Policy

Watch the Drones

Pakistani terror

|

The Obama administration claims its drone program, which uses missiles fired by unmanned aircraft to kill people in countries such as Pakistan and Yemen, allows precise targeting of terrorist threats. But a September 2012 study based on interviews with more than 100 people in affected areas of Pakistan concludes that the impact on civilians has been much more extensive than the U.S. government wants the public to believe. 

According to the report, prepared by New York University's Global Justice Clinic and Stanford University's International Human Rights and Conflict Resolution Clinic, American drone strikes have directly killed nearly 900 noncombatants, including 176 children, and injured more than 1,200 since June 2004. But the impact goes beyond that. The report notes that the strikes make it difficult to live normal lives, free from the fear of sudden death from the sky. Many Pakistanis in areas such as Islamabad, Peshawar, Lahore, and Rawalpindi are reluctant to meet in large public groups or to come to the aid of those injured in drone attacks, because rescuers also have been hit. 

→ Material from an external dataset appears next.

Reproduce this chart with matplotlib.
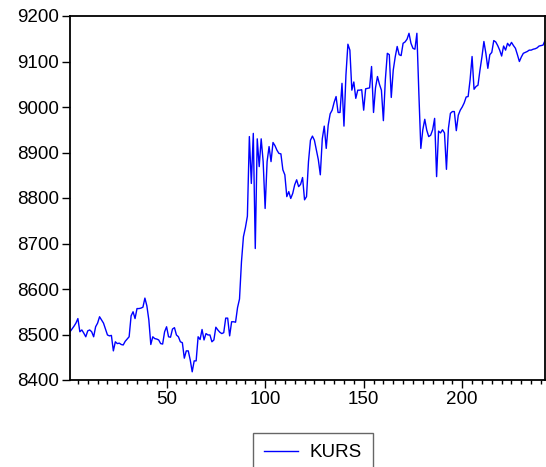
import numpy as np
import matplotlib
matplotlib.use("Agg")
import matplotlib.pyplot as plt
from matplotlib.ticker import MultipleLocator

plt.rcParams['font.family'] = ['Liberation Sans', 'DejaVu Sans']

# daily exchange rate series, observations 1..242
kurs = [
    8506, 8512, 8518, 8525, 8535, 8506, 8510, 8503, 8495, 8508,
    8510, 8506, 8495, 8517, 8525, 8539, 8532, 8525, 8512, 8499,
    8497, 8498, 8464, 8484, 8480, 8481, 8478, 8477, 8485, 8490,
    8495, 8541, 8550, 8535, 8557, 8557, 8558, 8560, 8580, 8563,
    8532, 8478, 8495, 8491, 8490, 8488, 8480, 8479, 8506, 8517,
    8495, 8494, 8512, 8515, 8499, 8495, 8484, 8482, 8448, 8464,
    8464, 8444, 8418, 8442, 8442, 8495, 8489, 8511, 8488, 8502,
    8499, 8499, 8484, 8488, 8516, 8510, 8505, 8502, 8504, 8536,
    8536, 8497, 8528, 8528, 8527, 8559, 8578, 8660, 8715, 8735,
    8760, 8935, 8832, 8942, 8689, 8930, 8869, 8930, 8880, 8777,
    8880, 8913, 8880, 8922, 8915, 8905, 8898, 8897, 8862, 8851,
    8803, 8814, 8799, 8810, 8829, 8840, 8825, 8830, 8845, 8796,
    8803, 8880, 8927, 8936, 8927, 8905, 8884, 8851, 8930, 8958,
    8909, 8960, 8985, 8993, 9010, 9023, 8988, 8988, 9052, 8958,
    9070, 9138, 9125, 9037, 9055, 9019, 9037, 9037, 9038, 8993,
    9040, 9041, 9042, 9089, 8988, 9042, 9067, 9050, 9037, 8970,
    9060, 9118, 9115, 9021, 9081, 9110, 9133, 9115, 9113, 9140,
    9143, 9149, 9162, 9140, 9129, 9127, 9162, 9030, 8909, 8950,
    8973, 8949, 8935, 8938, 8950, 8975, 8847, 8947, 8943, 8950,
    8943, 8863, 8953, 8986, 8990, 8990, 8948, 8982, 8993, 9000,
    9009, 9022, 9023, 9060, 9111, 9039, 9045, 9048, 9081, 9110,
    9144, 9118, 9085, 9115, 9120, 9146, 9143, 9135, 9125, 9112,
    9134, 9125, 9140, 9134, 9142, 9135, 9129, 9115, 9100, 9110,
    9118, 9120, 9122, 9125, 9125, 9127, 9128, 9130, 9134, 9135,
    9136, 9146,
]
obs = np.arange(1, len(kurs) + 1)

fig = plt.figure(figsize=(5.46, 4.67), dpi=100)
ax = fig.add_axes([70/546, 1 - 380/467, 475/546, 364/467])

ax.plot(obs, kurs, color='#0000ff', lw=1.0, label='KURS')

ax.set_xlim(1, len(kurs))
ax.set_ylim(8400, 9200)
ax.yaxis.set_major_locator(MultipleLocator(100))
ax.xaxis.set_major_locator(MultipleLocator(50))
ax.xaxis.set_minor_locator(MultipleLocator(5))

ax.tick_params(axis='both', which='major', labelsize=13.5, length=6, width=1.0, color='black', pad=2)
ax.tick_params(axis='x', which='minor', length=3, width=1.0)
for s in ax.spines.values():
    s.set_linewidth(1.3)
    s.set_color('black')

leg = fig.legend(loc='upper center', bbox_to_anchor=(313/546, 1 - 433/467),
                 borderaxespad=0, fontsize=13.5, frameon=True, fancybox=False,
                 handlelength=1.8, borderpad=0.6, handletextpad=0.6)
leg.get_frame().set_edgecolor('#404040')
leg.get_frame().set_linewidth(1.0)

plt.savefig('out.png', dpi=100)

The study argues that the U.S. government should care about these effects because they undermine the notion that the drone program makes Americans safer. "The number of 'high-level' targets killed as a percentage of total casualties is extremely low—estimated at just 2 percent," the study concludes. "Furthermore, evidence suggests that US strikes have facilitated recruitment to violent non-state armed groups, and motivated further violent attacks."